Augustin dans les Confessions donne l'exemple d'une vie tout entière éclairée par un idéal : sa foi chrétienne. C'est en fonction de cette adhésion qu'Augustin donne sens à son existence et l'oriente. Il entend célébrer la présence et l'action de Dieu au cœur de sa vie et le choix qui est le sien. Pour avoir jadis erré loin de la «vraie voie et de la vraie vie», Augustin s'attache à celle-ci de la façon la plus étroite possible. Il s'est rallié à la cause du Seigneur et depuis lors cherche à le servir.
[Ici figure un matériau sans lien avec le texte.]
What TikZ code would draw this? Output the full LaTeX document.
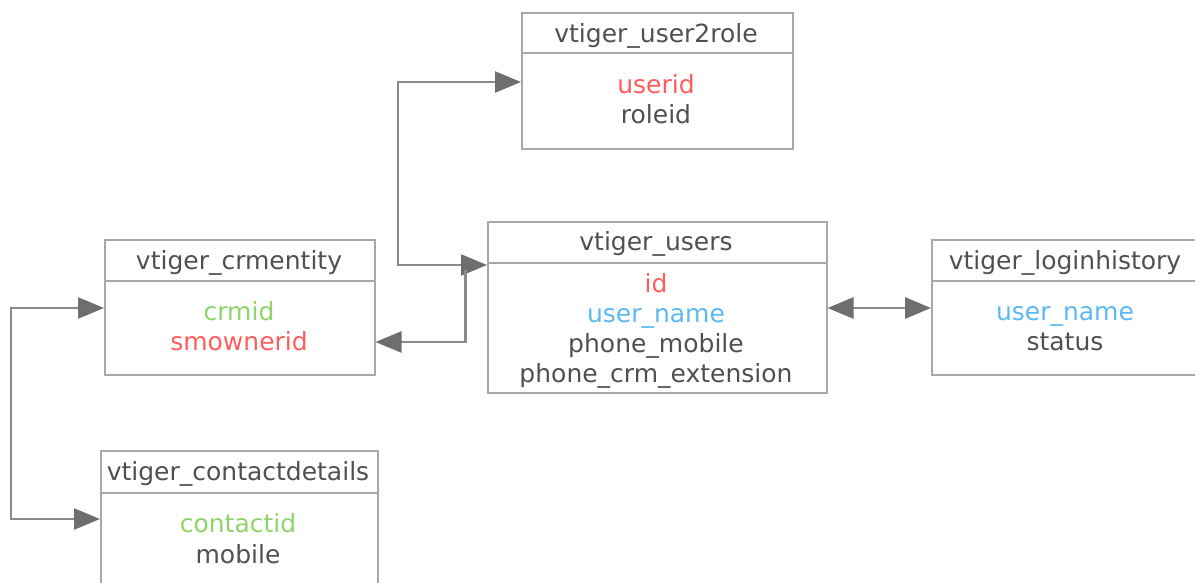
\documentclass[tikz,border=0pt]{standalone}
\usepackage{fontspec}
\setmainfont{DejaVu Sans}
\usetikzlibrary{arrows.meta}
\definecolor{bordergray}{HTML}{A8A8A8}
\definecolor{txt}{HTML}{505050}
\definecolor{kred}{HTML}{FF5C5C}
\definecolor{kblue}{HTML}{5CB8F2}
\definecolor{kgreen}{HTML}{8ED46B}
\definecolor{lineg}{HTML}{8A8A8A}
\definecolor{tipg}{HTML}{6E6E6E}
\begin{document}
\begin{tikzpicture}[x=1pt,y=-1pt,
  tbl/.style={draw=bordergray, line width=1.5pt, anchor=north west, inner sep=0pt},
  sepline/.style={draw=bordergray, line width=1.5pt},
  hdr/.style={text=txt, font=\fontsize{25}{30}\selectfont, inner sep=0pt, anchor=base},
  fld/.style={text=txt, font=\fontsize{25}{30}\selectfont, inner sep=0pt, anchor=base},
  conn/.style={draw=lineg, line width=2.5pt, line join=miter,
    >={Triangle[length=26pt,width=21pt,color=tipg,fill=tipg]}},
]
\useasboundingbox (0,0) rectangle (1195,582);
\clip (0,0) rectangle (1195,582);

% tables
\node[tbl, minimum width=271pt, minimum height=136pt] (u2r) at (521,12) {};
\node[tbl, minimum width=339pt, minimum height=171pt] (users) at (487,221) {};
\node[tbl, minimum width=270pt, minimum height=135pt] (crm) at (104,239) {};
\node[tbl, minimum width=300pt, minimum height=135pt] (lh) at (931,239) {};
\node[tbl, minimum width=277pt, minimum height=200pt] (cd) at (100,450) {};

% header separators
\draw[sepline] (u2r.west |- 0,53) -- (u2r.east |- 0,53);
\draw[sepline] (users.west |- 0,263) -- (users.east |- 0,263);
\draw[sepline] (crm.west |- 0,281) -- (crm.east |- 0,281);
\draw[sepline] (lh.west |- 0,281) -- (lh.east |- 0,281);
\draw[sepline] (cd.west |- 0,493) -- (cd.east |- 0,493);

% headers
\node[hdr] (u2rh) at (656,42) {vtiger\_user2role};
\node[hdr] (usersh) at (656,250) {vtiger\_users};
\node[hdr] (crmh) at (239,269) {vtiger\_crmentity};
\node[hdr] (lhh) at (1065,269) {vtiger\_loginhistory};
\node[hdr] (cdh) at (238,480) {vtiger\_contactdetails};

% fields
\node[fld, text=kred] (f1) at (656,93) {userid};
\node[fld] (f2) at (656,123) {roleid};
\node[fld, text=kred] (f3) at (656,292) {id};
\node[fld, text=kblue] (f4) at (656,322) {user\_name};
\node[fld] (f5) at (656,352) {phone\_mobile};
\node[fld] (f6) at (656,382) {phone\_crm\_extension};
\node[fld, text=kgreen] (f7) at (239,320) {crmid};
\node[fld, text=kred] (f8) at (239,350) {smownerid};
\node[fld, text=kblue] (f9) at (1065,320) {user\_name};
\node[fld] (f10) at (1065,350) {status};
\node[fld, text=kgreen] (f11) at (238,532) {contactid};
\node[fld] (f12) at (238,563) {mobile};

% connectors
\draw[conn,<->] (users.west |- 0,265) -- ++(-89,0) |- (u2r.west |- 0,82);
\draw[conn,<-] (crm.east |- 0,342) -- ++(90,0) -- ++(0,-72);
\draw[conn,<->] (users.east |- 0,308) -- (lh.west |- 0,308);
\draw[conn,<->] (crm.west |- 0,308) -- ++(-93,0) |- (cd.west |- 0,519);
\end{tikzpicture}
\end{document}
Il a souscrit au principe divin, placé pour toujours son espoir et sa raison en Dieu, port et refuge assuré. Augustin fait état d'un projet de vie : vivre la vérité sous le regard de Dieu et témoigner en sa faveur. Il restitue l'image d'une foi totalement vécue et d'une appréhension du divin. Augustin agit en fonction des valeurs chrétiennes qui l'habitent; celles-ci orientent ses actions et contribuent à lui donner ce sentiment d'avoir une mission à remplir auprès de ses frères : leur faire prendre conscience de leur destination et de la nécessité de retrouver le Christ.

Benoît, Bertrand et Michel refusent les idées toutes faites, les classements opérés de manière définitive, les oppositions déclarées. Ils affrontent la vie à la lueur de leurs croyances et leurs idées. Celles-ci leur donnent la force de lutter, d'entreprendre, de convaincre. Leur quête s'inscrit dans une démarche qui allie charisme, humanisme et spiritualité. Ces exigences sont toujours présentes et figurent au premier rang de leurs préoccupations quel que soit leur travail et les objectifs économiques qui s'y trouvent rattachés.

Bertrand ne s'est-il pas battu jusqu'au bout pour éviter à des hommes et des femmes de se retrouver face au chômage et à la précarité, au nom du service aux autres, du respect de chaque personne, du partage et de l'intégration ?

Benoît n'a-t-il pas eu à cœur de sauver La Cigale, ne s'est-il pas senti impliqué et concerné plus que quiconque dans la reprise de ce groupe ? N'était-ce pas là aussi à la faveur d'une mission qui lui semblait tout particulièrement dévolue et pour lequel il se sentait mandaté ? Pourquoi se mobiliser pour une opération d'une telle ampleur, comportant autant de risques, si ce n'est au nom de principes tels, que la prise en considération des personnes, de leur dignité, la valeur des savoirs et compétences et la notion de progrès social ?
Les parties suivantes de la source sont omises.